If you would like to make a contribution, your support would be greatly appreciated. Checks can be made payable to “Kennesaw Mountain NBP” and sent to:

Kennesaw Mountain NBP
ATTN; Retha Stephens
900 Kennesaw Mountain Drive
Kennesaw, GA. 30152. We certainly appreciate your support.

For more information, please call Retha Stephens at the Kennesaw Mountain National Battlefield Park at:
(770) 427-4686.

Levi Gilpin Collection Inventory List:

  • Four button blouse (sack coat) with bullet holes (one entry – one exit, field patched) in upper right sleeve.
  • One pair of regulation enlisted man’s sky-blue wool trousers.
  • Regulation issue enlisted man’s forage cap.
  • One pair high top socks.
  • One pair Brogans.
  • Model 1858 smooth sided canteen with cover and sling.
  • Waist belt and U.S. oval belt buckle, cap box and bayonet scabbard. Scabbard is stamped “Ohio.”
  • .577 caliber Enfield rifle with sling and socket bayonet.
  • Cartridge box complete with sling, eagle breast plate, U.S. oval box plate and cartridge tins (tins contain 30 original rounds – 2 unopened packs of ten rounds each and 10 rounds in top of tin. Sling is stamped “Ohio.”
  • Regulation issue tin cup.
  • 9 inch diameter pewter plate.
  • Tarred canvas haversack that contained the following contents:
    1. Tintype photo of woman (wife – girlfriend) in octagon shaped thermoplastic case.
    2. One complete – unbroken hard cracker
    3. Numerous pieces of broken crackers
    4. Coffee beans (8-10)
    5. Cloth “housewife” with needles and several bone buttons.
    6. Minieball carved into chess piece or fishing sinker.
    7. Pair of bone dice.
    8. Toothbrush
    9. Unknown piece of cotton duck.
    10. Unknown piece of material (maybe hemp).
    11. Ladies hatpin made with South Carolina button.
    12. Piece of yellow wool (unknown use).
    13. Tin spoon.
    14. Three tine fork.
    15. Plug of tobacco.
  • Wood handled side knife.
  • Ornate hand carved 26″ x 30″ oak frame with 15″ x 20″ picture of Gilpin on his 35th birthday. His name, company and regiment are handwritten directly below the picture and his military history is handwritten on the wooden board on the back of the frame.
  • An original handwritten letter by Levi Gilpin describing the jacket and his wound at Kennesaw Mountain written in 1929.
  • CDV of Gilpin in uniform.
  • Modern 10″ x 14″ color photo (mounted on foam core and laminated) of Gilpin’s gravesite in Portland, Indiana.

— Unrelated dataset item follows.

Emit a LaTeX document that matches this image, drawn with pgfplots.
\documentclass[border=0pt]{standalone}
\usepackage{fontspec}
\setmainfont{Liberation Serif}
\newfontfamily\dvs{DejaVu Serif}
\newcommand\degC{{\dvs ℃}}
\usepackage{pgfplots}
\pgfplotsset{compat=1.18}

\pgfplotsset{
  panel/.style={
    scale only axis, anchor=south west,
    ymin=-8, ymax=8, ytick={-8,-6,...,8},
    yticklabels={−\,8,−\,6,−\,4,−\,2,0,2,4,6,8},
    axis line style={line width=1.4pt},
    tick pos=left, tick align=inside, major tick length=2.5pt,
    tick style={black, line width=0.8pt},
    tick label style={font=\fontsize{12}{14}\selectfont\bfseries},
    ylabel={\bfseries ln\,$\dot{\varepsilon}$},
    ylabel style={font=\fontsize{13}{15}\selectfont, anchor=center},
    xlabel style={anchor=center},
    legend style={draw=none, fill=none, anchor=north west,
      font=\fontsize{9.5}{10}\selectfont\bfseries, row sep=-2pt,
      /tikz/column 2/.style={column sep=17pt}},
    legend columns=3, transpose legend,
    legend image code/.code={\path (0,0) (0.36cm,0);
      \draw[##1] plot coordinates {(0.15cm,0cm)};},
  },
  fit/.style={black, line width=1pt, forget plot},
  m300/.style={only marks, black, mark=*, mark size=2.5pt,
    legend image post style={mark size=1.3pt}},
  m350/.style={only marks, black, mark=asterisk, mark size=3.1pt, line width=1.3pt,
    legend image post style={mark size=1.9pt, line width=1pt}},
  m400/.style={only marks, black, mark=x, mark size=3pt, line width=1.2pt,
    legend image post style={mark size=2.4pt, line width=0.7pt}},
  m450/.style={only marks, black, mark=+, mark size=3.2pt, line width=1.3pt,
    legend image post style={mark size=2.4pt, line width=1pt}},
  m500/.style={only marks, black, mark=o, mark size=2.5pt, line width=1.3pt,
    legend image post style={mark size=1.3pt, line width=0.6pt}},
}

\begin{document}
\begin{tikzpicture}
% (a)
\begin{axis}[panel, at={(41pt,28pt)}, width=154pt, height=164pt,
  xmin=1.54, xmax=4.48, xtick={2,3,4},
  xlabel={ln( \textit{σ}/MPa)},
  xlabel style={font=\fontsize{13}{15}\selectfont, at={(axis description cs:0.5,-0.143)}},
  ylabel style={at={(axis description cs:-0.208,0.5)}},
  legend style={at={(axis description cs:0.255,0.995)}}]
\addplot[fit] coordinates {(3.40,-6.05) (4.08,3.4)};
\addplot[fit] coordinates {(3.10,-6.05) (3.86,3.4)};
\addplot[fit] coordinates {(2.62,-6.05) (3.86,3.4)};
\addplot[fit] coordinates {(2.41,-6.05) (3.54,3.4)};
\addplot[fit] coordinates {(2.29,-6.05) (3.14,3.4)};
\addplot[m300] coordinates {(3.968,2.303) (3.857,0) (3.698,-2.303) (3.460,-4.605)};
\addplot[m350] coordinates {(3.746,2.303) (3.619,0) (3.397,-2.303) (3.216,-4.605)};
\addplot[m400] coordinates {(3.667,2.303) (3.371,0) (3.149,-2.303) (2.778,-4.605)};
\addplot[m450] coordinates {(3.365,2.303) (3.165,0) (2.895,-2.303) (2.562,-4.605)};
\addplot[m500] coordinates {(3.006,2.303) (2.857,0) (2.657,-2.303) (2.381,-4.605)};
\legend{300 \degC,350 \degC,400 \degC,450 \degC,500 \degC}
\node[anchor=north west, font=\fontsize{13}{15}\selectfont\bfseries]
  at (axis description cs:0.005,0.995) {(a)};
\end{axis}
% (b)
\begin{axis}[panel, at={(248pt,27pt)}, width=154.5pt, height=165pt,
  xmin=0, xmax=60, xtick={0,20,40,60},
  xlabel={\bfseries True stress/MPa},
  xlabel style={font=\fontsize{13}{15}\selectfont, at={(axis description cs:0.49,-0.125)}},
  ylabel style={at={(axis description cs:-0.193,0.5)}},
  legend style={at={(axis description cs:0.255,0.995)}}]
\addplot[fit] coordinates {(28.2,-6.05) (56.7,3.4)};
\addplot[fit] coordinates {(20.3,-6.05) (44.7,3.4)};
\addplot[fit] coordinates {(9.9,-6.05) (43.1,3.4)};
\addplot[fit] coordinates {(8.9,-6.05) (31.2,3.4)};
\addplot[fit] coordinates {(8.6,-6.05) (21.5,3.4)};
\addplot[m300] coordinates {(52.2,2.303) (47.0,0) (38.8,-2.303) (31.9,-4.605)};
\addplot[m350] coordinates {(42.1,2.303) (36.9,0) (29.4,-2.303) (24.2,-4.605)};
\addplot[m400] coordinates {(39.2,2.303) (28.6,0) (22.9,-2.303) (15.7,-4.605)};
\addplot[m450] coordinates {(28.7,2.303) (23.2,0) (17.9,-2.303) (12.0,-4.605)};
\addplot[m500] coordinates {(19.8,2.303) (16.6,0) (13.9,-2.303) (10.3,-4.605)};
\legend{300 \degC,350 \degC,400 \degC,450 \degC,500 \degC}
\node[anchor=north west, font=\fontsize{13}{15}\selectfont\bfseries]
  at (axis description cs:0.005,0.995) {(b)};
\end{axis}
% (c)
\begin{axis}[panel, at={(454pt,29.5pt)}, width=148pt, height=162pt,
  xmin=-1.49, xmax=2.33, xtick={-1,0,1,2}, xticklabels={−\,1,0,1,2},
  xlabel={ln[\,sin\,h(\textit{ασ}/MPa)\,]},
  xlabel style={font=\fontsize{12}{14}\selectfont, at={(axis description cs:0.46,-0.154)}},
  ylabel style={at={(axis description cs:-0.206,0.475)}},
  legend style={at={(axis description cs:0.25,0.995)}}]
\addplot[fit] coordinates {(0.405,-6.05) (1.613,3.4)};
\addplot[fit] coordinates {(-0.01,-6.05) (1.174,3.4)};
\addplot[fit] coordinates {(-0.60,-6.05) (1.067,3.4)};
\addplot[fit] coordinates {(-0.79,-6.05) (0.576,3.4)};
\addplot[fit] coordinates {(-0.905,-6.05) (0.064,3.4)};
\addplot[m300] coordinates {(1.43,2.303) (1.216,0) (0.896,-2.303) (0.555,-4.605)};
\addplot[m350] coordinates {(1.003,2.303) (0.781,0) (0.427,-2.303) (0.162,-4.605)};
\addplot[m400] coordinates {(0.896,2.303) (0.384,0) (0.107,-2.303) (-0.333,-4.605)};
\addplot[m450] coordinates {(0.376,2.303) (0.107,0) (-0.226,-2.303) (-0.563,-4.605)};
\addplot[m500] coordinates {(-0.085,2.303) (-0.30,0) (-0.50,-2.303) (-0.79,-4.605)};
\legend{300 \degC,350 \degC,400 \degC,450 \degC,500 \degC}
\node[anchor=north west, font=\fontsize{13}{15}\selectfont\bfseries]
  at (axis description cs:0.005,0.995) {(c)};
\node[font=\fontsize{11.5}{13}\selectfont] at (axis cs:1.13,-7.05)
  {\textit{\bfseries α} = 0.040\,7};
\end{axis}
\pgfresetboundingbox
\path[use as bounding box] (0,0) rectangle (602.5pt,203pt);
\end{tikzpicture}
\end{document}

  1. The claim “There is not a collection like this – the complete outfit of an identified Union infantryman – anywhere in the country.” is not accurate. Comparable outfits identified to Sgt. John E. Bickford/38th Mass. Inf., George Bartow/15th NJ Inf. and Edgar Yergason/16th Conn. are known. Also contradicting the claim is the rumor that the Kennesaw Battlefield Park backed out of buying this set of artifacts because of credible reports that several important items were added to the Gilpin collection during the past 35 years. It seems like it is time for a follow-up story, or a retraction.

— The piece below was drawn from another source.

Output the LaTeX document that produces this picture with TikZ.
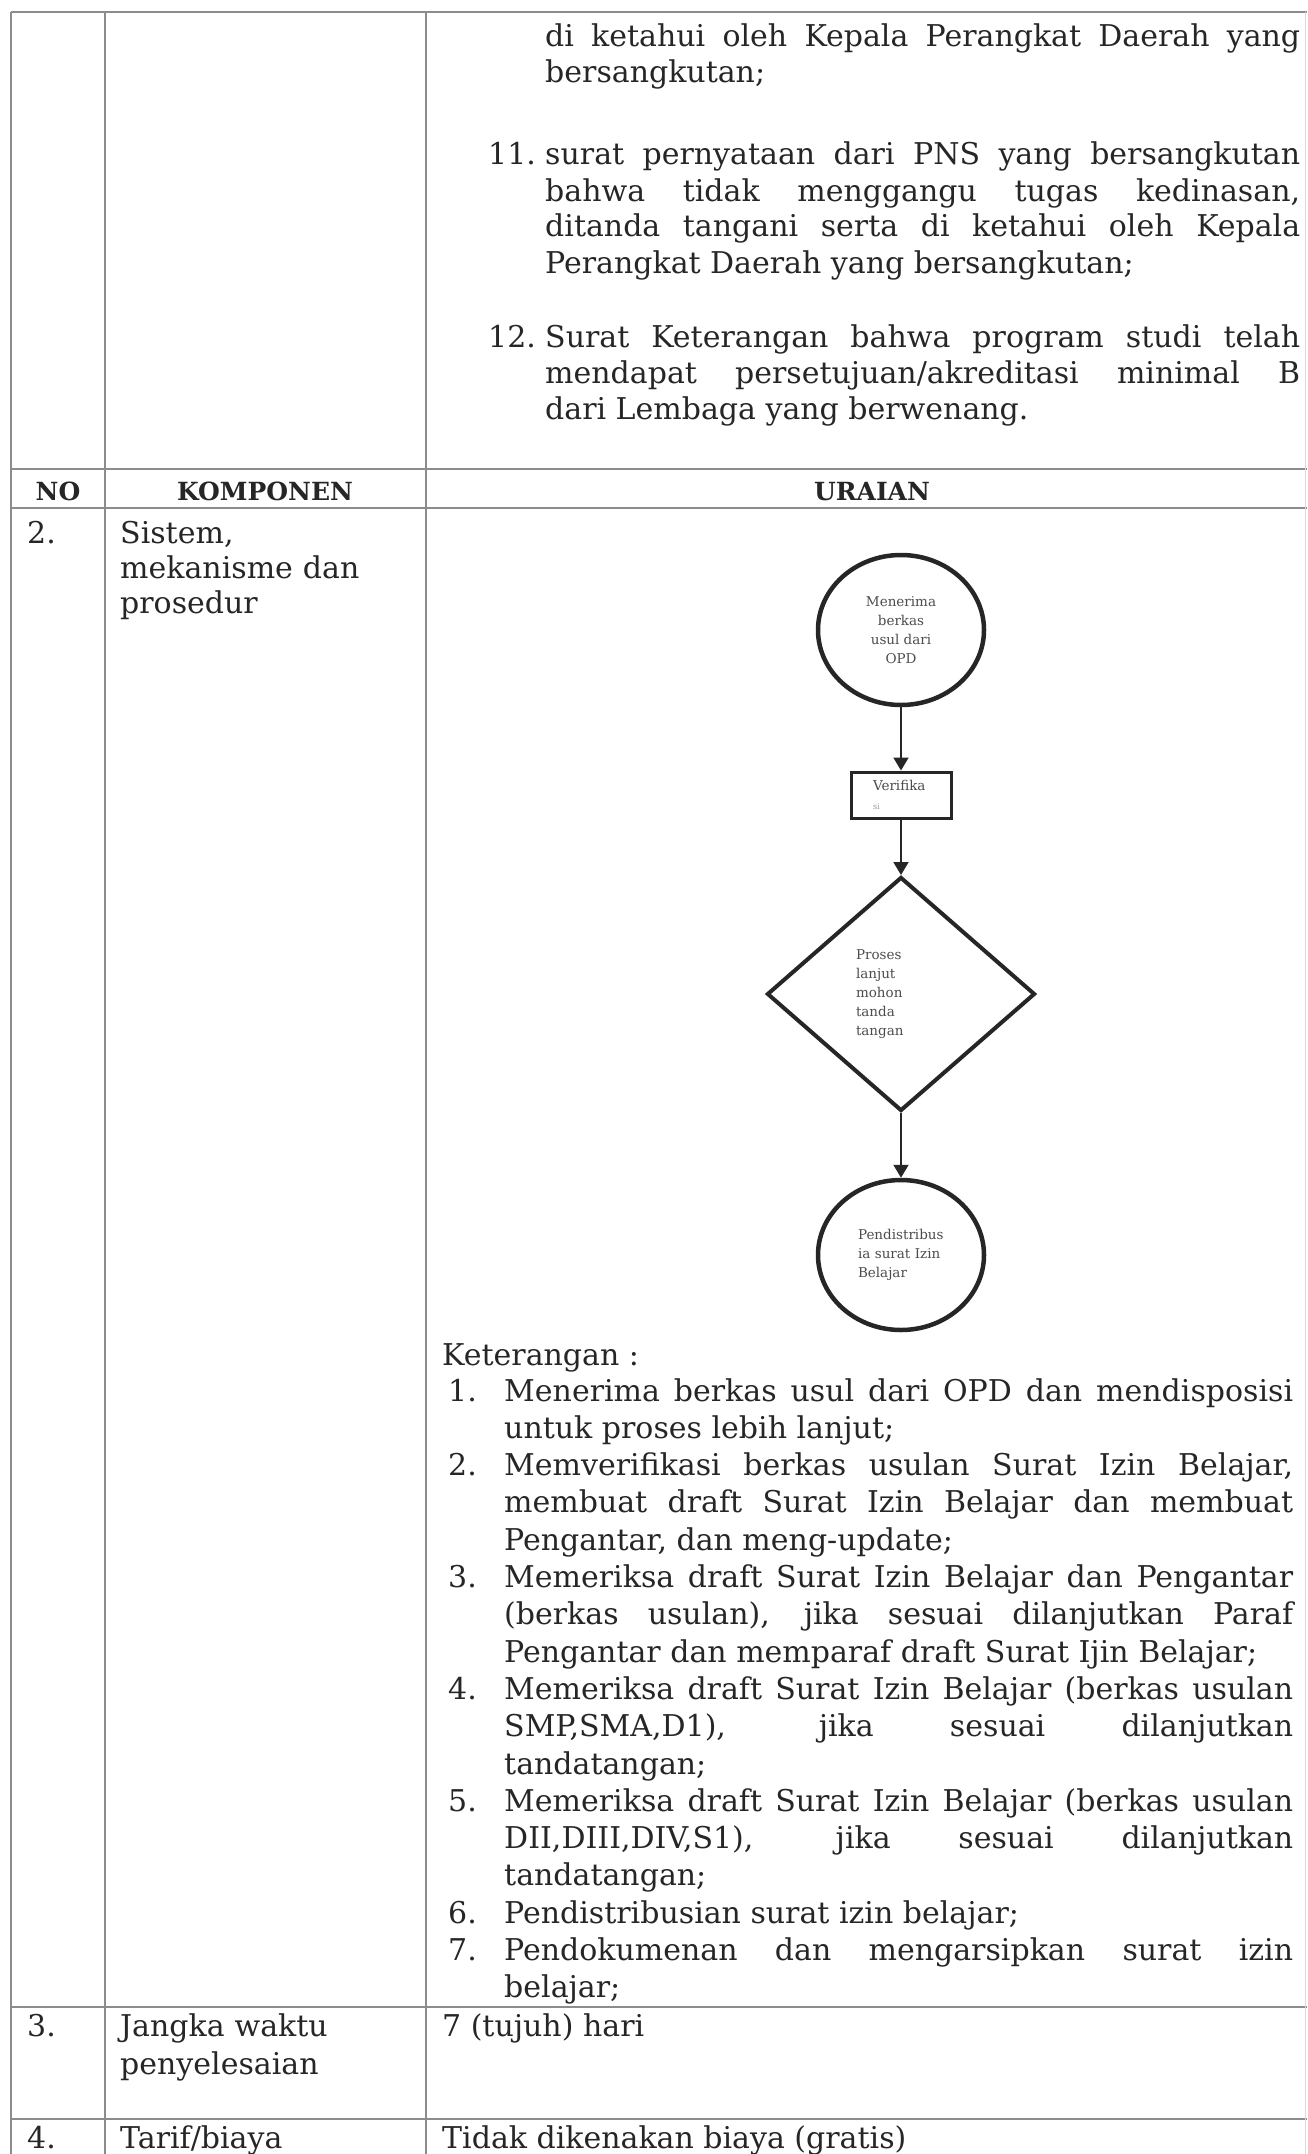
\documentclass[tikz,border=0pt]{standalone}
\usepackage{fontspec}
\setmainfont{DejaVu Serif}
\usetikzlibrary{arrows.meta, shapes.geometric}

\tolerance=10000
\hbadness=10000
\hyphenpenalty=10000

\tikzset{
    tableline/.style={draw=black!45, line width=2pt},
    cell/.style={inner sep=0pt, anchor=base west, text=black!85, font=\fontsize{30}{36}\selectfont},
    para/.style={cell, align=justify, font=\fontsize{30}{#1}\selectfont},
    para/.default=36,
    headcell/.style={inner sep=0pt, anchor=base, text=black!85, font=\bfseries\fontsize{25}{25}\selectfont},
    flowshape/.style={draw=black!85, inner sep=0pt, text=black!70, font=\fontsize{13.5}{19}\selectfont},
    flowarrow/.style={draw=black!85, line width=2pt, -{Triangle[length=13pt, width=15pt]}}
}

\begin{document}
\begin{tikzpicture}[x=1pt, y=-1pt]
    % variables
    \pgfmathsetmacro{\vLeft}{11}
    \pgfmathsetmacro{\vColA}{105}
    \pgfmathsetmacro{\vColB}{426}
    \pgfmathsetmacro{\vRight}{1305}
    \pgfmathsetmacro{\vFlowX}{901}
    \pgfmathsetmacro{\vPitch}{37.3}

    \useasboundingbox (0,0) rectangle (1307,2154);
    \clip (0,0) rectangle (1307,2154);

    \draw[tableline] (\vLeft,12) -- (1307,12);
    \foreach \y in {469, 508, 2007, 2119}
        \draw[tableline] (\vLeft,\y) -- (1307,\y);
    \foreach \x in {\vLeft, \vColA, \vColB}
        \draw[tableline] (\x,12) -- (\x,2154);
    \draw[draw=black!15, line width=1pt] (\vRight,12) -- (\vRight,2154);

    \node[headcell] (hNo) at (58,500) {NO};
    \node[headcell] (hKomponen) at (265,500) {KOMPONEN};
    \node[headcell] (hUraian) at (872,500) {URAIAN};

    \node[para, text width=755pt] (prevItem) at (545,47) {di ketahui oleh Kepala Perangkat Daerah yang\linebreak bersangkutan;};
    \node[cell] (numEleven) at (488,165) {11.};
    \node[para, text width=755pt] (itemEleven) at (545,165) {surat pernyataan dari PNS yang bersangkutan\linebreak bahwa tidak menggangu tugas kedinasan,\linebreak ditanda tangani serta di ketahui oleh Kepala\linebreak Perangkat Daerah yang bersangkutan;};
    \node[cell] (numTwelve) at (488,347) {12.};
    \node[para, text width=755pt] (itemTwelve) at (545,347) {Surat Keterangan bahwa program studi telah\linebreak mendapat persetujuan/akreditasi minimal B\linebreak dari Lembaga yang berwenang.};

    \node[cell] (noTwo) at (27,543) {2.};
    \node[para=35, text width=300pt, align=left] (kompTwo) at (120,543) {Sistem,\\mekanisme dan\\prosedur};

    \node[flowshape, ellipse, line width=4.5pt, minimum width=166pt, minimum height=150pt, align=center] (terima) at (\vFlowX,630) {Menerima\\berkas\\usul dari\\OPD};
    \node[flowshape, rectangle, line width=3pt, minimum width=100pt, minimum height=46pt, text width=56pt, align=left] (verifikasi) at (\vFlowX,795) {Verifika\\{\fontsize{8}{8}\selectfont\color{black!40}si}};
    \node[flowshape, diamond, line width=4pt, minimum width=268pt, minimum height=234pt, text width=90pt, align=left] (tandatangan) at (\vFlowX,994) {Proses\\lanjut\\mohon\\tanda\\tangan};
    \node[flowshape, ellipse, line width=4.5pt, minimum width=166pt, minimum height=150pt, text width=86pt, align=left] (distribusi) at (\vFlowX,1255) {Pendistribus\\ia surat Izin\\Belajar};

    \draw[flowarrow] (terima.south) -- (verifikasi.north);
    \draw[flowarrow] (verifikasi.south) -- (tandatangan.north);
    \draw[flowarrow] (tandatangan.south) -- (distribusi.north);

    \node[cell] (keterangan) at (442,1365) {Keterangan :};
    \foreach \n/\k/\t in {
        1/0/{Menerima berkas usul dari OPD dan mendisposisi\linebreak untuk proses lebih lanjut;},
        2/2/{Memverifikasi berkas usulan Surat Izin Belajar,\linebreak membuat draft Surat Izin Belajar dan membuat\linebreak Pengantar, dan meng-update;},
        3/5/{Memeriksa draft Surat Izin Belajar dan Pengantar\linebreak (berkas usulan), jika sesuai dilanjutkan Paraf\linebreak Pengantar dan memparaf draft Surat Ijin Belajar;},
        4/8/{Memeriksa draft Surat Izin Belajar (berkas usulan\linebreak SMP,SMA,D1), jika sesuai dilanjutkan\linebreak tandatangan;},
        5/11/{Memeriksa draft Surat Izin Belajar (berkas usulan\linebreak DII,DIII,DIV,S1), jika sesuai dilanjutkan\linebreak tandatangan;},
        6/14/{Pendistribusian surat izin belajar;},
        7/15/{Pendokumenan dan mengarsipkan surat izin\linebreak belajar;}} {
        \node[cell] (num\n) at (448,{1401+\k*\vPitch}) {\n.};
        \node[para=37.3, text width=789pt] (item\n) at (504,{1401+\k*\vPitch}) {\t};
    }

    \node[cell] (noThree) at (27,2036) {3.};
    \node[para=38, text width=300pt, align=left] (kompThree) at (120,2036) {Jangka waktu\\penyelesaian};
    \node[cell] (uraiThree) at (442,2036) {7 (tujuh) hari};

    \node[cell] (noFour) at (27,2148) {4.};
    \node[cell] (kompFour) at (120,2148) {Tarif/biaya};
    \node[cell] (uraiFour) at (442,2148) {Tidak dikenakan biaya (gratis)};
\end{tikzpicture}
\end{document}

  2. The collector who tried and failed to sell the “Gilpin Collection” to the Kennesaw Battlefield Museum passed away and his Civil War collection was auctioned off by Hindman’s on Nov. 15, 2021. Hindman’s had this to say: “The Gilpin archive is well known in Civil War collecting circles having first been displayed in its original presentation in the early 1980s at the Ashland Civil War show. Over the past four decades the original Gilpin archive of personal effects was supplemented with other period arms, accoutrements and equipment that were correct and appropriate for the display, but were not part of the original Gilpin archive. As per the consignor, the sack coat, handwritten letter, and framed portrait offered here are positively identified to Gilpin, and descended directly through the Gilpin family until acquired by the consignor.” In other words, the only period artifact that can be positively identified to Corporal Levi Gilman is the fatigue blouse with a gun-shot wound from the Battle of Kennesaw.